• **WORK TO DO**
Print nothing but the lines from the start of the listing below through the line that contains "(0,0) rectangle (1184,880);". Do not include the pictures.

• **RECORDED DATA**
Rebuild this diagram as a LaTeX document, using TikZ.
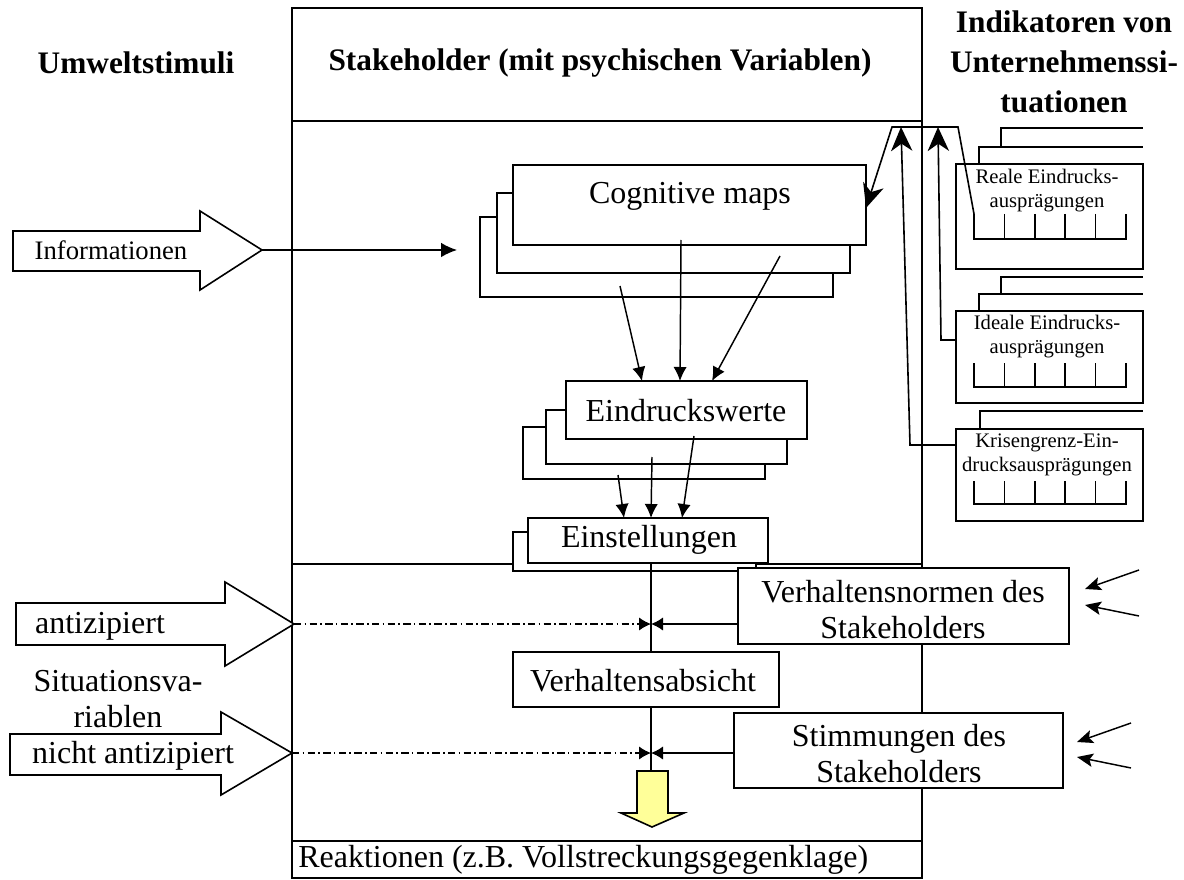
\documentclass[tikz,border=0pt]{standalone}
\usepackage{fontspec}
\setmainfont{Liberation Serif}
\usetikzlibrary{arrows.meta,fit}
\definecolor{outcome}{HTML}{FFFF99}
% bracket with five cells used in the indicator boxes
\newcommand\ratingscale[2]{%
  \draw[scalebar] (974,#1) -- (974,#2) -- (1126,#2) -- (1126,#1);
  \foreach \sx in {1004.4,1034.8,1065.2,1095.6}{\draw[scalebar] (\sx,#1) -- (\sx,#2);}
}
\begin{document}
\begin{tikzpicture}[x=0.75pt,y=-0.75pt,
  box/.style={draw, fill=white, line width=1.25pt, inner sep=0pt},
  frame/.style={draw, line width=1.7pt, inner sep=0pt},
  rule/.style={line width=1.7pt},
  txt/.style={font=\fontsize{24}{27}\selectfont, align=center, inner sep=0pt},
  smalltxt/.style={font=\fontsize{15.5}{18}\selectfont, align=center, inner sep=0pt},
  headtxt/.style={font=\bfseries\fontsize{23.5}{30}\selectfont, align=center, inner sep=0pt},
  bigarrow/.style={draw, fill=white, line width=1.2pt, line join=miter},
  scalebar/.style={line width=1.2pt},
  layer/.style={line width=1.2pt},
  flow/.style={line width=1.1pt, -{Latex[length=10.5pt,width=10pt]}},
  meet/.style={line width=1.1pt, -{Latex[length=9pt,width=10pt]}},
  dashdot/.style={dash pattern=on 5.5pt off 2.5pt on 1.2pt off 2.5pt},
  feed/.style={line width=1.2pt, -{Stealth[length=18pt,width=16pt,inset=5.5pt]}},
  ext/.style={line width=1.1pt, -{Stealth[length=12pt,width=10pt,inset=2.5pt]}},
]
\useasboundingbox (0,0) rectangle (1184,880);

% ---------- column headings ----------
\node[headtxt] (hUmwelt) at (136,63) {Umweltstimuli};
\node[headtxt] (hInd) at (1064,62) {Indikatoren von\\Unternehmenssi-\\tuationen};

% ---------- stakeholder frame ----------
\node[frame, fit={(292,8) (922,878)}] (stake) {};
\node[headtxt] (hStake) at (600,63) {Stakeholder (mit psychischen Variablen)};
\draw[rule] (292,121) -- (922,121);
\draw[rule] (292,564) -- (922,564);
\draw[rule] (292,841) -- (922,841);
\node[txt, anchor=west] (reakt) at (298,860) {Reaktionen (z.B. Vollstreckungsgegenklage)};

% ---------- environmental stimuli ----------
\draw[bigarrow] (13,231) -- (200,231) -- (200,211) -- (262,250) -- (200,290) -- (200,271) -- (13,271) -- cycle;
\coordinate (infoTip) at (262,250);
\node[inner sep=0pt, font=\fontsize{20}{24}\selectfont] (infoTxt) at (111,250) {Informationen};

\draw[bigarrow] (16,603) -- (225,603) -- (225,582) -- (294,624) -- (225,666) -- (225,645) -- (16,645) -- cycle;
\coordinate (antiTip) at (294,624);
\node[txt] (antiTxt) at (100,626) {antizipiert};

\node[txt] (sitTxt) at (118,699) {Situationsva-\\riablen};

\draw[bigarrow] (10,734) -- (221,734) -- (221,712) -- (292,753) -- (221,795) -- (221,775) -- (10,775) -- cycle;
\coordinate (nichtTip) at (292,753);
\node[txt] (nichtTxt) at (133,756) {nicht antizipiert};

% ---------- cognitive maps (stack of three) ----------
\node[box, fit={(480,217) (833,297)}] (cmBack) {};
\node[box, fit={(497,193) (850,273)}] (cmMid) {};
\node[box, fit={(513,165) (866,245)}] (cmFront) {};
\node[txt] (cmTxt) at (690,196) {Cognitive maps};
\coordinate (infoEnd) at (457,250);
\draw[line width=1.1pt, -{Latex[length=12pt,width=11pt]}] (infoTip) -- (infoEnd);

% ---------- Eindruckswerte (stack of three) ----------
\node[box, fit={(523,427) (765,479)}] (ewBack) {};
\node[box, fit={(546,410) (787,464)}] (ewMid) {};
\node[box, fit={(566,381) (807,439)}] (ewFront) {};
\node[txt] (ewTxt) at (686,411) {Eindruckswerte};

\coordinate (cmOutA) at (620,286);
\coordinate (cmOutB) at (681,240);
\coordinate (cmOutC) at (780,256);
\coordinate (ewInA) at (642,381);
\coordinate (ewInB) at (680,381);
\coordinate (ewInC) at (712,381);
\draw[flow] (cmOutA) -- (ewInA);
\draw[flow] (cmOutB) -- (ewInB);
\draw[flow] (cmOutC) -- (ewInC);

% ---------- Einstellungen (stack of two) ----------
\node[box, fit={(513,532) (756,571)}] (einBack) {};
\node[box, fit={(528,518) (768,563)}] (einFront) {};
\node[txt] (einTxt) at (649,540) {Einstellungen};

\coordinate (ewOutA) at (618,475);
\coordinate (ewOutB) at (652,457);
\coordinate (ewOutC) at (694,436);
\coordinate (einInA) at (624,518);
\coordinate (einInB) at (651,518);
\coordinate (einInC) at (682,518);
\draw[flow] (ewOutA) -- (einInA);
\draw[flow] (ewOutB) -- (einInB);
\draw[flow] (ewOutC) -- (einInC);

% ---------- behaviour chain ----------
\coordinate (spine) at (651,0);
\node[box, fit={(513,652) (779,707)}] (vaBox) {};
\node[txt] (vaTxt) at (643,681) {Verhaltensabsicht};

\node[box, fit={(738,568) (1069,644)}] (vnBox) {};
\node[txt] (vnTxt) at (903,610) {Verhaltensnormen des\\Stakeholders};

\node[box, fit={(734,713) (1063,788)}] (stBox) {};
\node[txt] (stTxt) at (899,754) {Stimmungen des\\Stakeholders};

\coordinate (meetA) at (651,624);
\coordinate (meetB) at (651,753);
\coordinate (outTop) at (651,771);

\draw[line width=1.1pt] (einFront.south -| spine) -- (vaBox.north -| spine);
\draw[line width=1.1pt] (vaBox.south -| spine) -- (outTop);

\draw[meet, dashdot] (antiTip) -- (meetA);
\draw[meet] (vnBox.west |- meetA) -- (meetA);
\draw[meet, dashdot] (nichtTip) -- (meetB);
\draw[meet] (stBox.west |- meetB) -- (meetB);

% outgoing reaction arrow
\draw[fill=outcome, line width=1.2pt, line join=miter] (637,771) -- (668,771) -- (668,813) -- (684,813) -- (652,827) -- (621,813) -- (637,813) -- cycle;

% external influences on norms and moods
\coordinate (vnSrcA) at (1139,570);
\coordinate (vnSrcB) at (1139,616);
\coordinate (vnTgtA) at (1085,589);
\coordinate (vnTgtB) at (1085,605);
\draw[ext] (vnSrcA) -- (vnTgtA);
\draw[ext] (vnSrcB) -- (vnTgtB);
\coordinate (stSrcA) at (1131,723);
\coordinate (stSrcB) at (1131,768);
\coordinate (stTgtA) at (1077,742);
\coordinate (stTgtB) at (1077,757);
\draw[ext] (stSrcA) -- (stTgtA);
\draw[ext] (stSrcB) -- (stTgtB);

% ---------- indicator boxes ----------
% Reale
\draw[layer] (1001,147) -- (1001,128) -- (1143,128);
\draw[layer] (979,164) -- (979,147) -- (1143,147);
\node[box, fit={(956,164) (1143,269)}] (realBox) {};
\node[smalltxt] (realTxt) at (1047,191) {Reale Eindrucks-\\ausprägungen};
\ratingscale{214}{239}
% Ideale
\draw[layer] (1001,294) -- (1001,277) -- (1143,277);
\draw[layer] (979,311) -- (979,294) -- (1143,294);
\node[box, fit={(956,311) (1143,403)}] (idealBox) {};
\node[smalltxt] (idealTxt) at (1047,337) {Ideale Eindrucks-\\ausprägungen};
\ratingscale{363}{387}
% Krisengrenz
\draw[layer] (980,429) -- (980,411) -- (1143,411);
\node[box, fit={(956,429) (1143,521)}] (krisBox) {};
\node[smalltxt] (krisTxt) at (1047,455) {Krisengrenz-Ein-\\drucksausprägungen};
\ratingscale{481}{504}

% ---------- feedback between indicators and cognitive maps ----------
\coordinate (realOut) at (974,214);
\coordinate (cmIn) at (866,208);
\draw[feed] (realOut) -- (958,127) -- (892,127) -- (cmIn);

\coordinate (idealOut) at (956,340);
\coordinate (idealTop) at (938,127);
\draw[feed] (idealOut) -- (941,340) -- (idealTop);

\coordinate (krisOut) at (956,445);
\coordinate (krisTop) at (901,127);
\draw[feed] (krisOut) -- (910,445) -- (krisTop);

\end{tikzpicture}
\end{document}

• **SOLUTION TO THIS TASK**
Rebuild this diagram as a LaTeX document, using TikZ.
\documentclass[tikz,border=0pt]{standalone}
\usepackage{fontspec}
\setmainfont{Liberation Serif}
\usetikzlibrary{arrows.meta,fit}
\definecolor{outcome}{HTML}{FFFF99}
% bracket with five cells used in the indicator boxes
\newcommand\ratingscale[2]{%
  \draw[scalebar] (974,#1) -- (974,#2) -- (1126,#2) -- (1126,#1);
  \foreach \sx in {1004.4,1034.8,1065.2,1095.6}{\draw[scalebar] (\sx,#1) -- (\sx,#2);}
}
\begin{document}
\begin{tikzpicture}[x=0.75pt,y=-0.75pt,
  box/.style={draw, fill=white, line width=1.25pt, inner sep=0pt},
  frame/.style={draw, line width=1.7pt, inner sep=0pt},
  rule/.style={line width=1.7pt},
  txt/.style={font=\fontsize{24}{27}\selectfont, align=center, inner sep=0pt},
  smalltxt/.style={font=\fontsize{15.5}{18}\selectfont, align=center, inner sep=0pt},
  headtxt/.style={font=\bfseries\fontsize{23.5}{30}\selectfont, align=center, inner sep=0pt},
  bigarrow/.style={draw, fill=white, line width=1.2pt, line join=miter},
  scalebar/.style={line width=1.2pt},
  layer/.style={line width=1.2pt},
  flow/.style={line width=1.1pt, -{Latex[length=10.5pt,width=10pt]}},
  meet/.style={line width=1.1pt, -{Latex[length=9pt,width=10pt]}},
  dashdot/.style={dash pattern=on 5.5pt off 2.5pt on 1.2pt off 2.5pt},
  feed/.style={line width=1.2pt, -{Stealth[length=18pt,width=16pt,inset=5.5pt]}},
  ext/.style={line width=1.1pt, -{Stealth[length=12pt,width=10pt,inset=2.5pt]}},
]
\useasboundingbox (0,0) rectangle (1184,880);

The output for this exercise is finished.